The state planning unit controls Suria Capital, which in turn owns SPSB.
The reply from the state government body comes as MMC Corp group MD Datuk Seri Che Khalib Mohamad Noh (picture) told The Malaysian Reserve (TMR) on Monday that the group intends to make a fresh improved bid for SPSB after Suria Capital told the exchange last Friday that it has declined the proposed bid by MMC Port Holdings Sdn Bhd, a wholly owned subsidiary of MMC Corp, for SPSB.

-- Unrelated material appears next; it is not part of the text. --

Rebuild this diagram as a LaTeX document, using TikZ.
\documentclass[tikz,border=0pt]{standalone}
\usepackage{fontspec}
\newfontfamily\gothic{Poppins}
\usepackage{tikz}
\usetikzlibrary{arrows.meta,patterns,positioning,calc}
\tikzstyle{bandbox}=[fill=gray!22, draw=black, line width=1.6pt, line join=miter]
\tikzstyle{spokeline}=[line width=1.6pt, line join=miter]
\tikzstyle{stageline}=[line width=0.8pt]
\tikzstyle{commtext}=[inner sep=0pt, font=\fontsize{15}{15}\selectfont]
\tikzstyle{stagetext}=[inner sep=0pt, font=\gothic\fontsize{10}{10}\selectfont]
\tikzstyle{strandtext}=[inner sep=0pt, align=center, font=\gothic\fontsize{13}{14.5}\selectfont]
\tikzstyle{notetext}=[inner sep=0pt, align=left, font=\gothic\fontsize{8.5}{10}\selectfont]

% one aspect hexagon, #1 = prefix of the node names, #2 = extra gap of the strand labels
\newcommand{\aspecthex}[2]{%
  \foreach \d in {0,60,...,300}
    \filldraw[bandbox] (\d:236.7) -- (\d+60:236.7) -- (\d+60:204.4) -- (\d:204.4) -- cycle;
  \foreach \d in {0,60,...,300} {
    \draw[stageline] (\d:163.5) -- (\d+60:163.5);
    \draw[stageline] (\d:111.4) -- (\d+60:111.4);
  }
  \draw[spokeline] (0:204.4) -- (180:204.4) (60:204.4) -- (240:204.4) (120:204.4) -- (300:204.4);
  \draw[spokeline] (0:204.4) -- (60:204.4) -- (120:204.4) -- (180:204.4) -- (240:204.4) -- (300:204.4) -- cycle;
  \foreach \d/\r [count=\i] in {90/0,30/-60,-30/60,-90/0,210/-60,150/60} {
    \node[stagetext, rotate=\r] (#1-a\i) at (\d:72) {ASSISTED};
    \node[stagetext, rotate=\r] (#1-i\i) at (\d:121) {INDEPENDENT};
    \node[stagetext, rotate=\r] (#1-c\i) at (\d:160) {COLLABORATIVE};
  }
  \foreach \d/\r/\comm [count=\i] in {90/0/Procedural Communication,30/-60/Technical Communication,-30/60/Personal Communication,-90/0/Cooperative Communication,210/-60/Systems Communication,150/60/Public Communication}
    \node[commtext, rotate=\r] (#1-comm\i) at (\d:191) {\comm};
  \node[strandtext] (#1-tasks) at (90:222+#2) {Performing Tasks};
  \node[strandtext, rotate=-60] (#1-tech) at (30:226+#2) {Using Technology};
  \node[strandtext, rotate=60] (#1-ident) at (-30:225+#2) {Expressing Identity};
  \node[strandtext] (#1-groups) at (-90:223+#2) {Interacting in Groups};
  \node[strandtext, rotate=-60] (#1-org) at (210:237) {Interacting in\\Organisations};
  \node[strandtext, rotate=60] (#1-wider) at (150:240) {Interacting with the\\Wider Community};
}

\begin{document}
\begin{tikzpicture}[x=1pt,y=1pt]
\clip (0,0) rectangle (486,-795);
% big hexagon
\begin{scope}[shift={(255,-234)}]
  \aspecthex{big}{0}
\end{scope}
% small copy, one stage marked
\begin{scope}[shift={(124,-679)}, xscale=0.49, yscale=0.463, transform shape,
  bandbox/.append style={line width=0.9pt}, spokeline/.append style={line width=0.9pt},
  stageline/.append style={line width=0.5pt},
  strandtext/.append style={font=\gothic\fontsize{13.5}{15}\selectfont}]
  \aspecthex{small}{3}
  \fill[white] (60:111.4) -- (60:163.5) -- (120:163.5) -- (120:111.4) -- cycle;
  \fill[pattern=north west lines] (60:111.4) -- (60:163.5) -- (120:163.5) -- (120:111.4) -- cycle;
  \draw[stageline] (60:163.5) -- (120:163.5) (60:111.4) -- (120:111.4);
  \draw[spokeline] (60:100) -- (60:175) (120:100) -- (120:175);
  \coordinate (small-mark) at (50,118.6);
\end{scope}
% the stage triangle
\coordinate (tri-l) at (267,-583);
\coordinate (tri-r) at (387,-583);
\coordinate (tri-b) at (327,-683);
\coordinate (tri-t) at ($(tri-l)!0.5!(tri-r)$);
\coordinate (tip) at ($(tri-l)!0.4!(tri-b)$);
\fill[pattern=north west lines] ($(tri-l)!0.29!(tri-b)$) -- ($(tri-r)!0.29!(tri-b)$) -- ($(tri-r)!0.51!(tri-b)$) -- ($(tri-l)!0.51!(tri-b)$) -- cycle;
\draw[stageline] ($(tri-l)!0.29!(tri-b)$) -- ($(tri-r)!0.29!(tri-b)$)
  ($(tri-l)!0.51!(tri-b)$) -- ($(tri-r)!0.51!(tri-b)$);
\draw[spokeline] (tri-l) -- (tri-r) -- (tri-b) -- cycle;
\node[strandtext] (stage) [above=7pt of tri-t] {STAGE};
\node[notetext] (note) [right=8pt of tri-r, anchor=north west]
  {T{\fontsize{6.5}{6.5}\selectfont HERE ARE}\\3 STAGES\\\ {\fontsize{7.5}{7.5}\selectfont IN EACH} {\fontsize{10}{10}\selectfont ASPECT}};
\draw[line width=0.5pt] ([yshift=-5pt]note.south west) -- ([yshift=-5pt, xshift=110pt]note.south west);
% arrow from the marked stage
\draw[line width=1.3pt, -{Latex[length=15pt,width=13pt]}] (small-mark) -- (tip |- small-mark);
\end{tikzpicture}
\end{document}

Suria Capital did not specify the reasons behind its decision. Che Khalib told TMR that the group remains keen to pursue the negotiation with a newly improved offer.
“We are revising the terms and conditions that have to be met by both parties.
“We figured out that there were some disproportionate terms with the state government that have to be aligned first before we negotiate a new deal,” he said on Monday.
MMC Corp, through its subsidiary MMC Port Holdings, manages five sea ports, namely Pelabuhan Tanjung Pelepas Sdn Bhd, Johor Port Bhd, Northport (M) Bhd, Penang Port Sdn Bhd and Tanjung Bruas Port Sdn Bhd.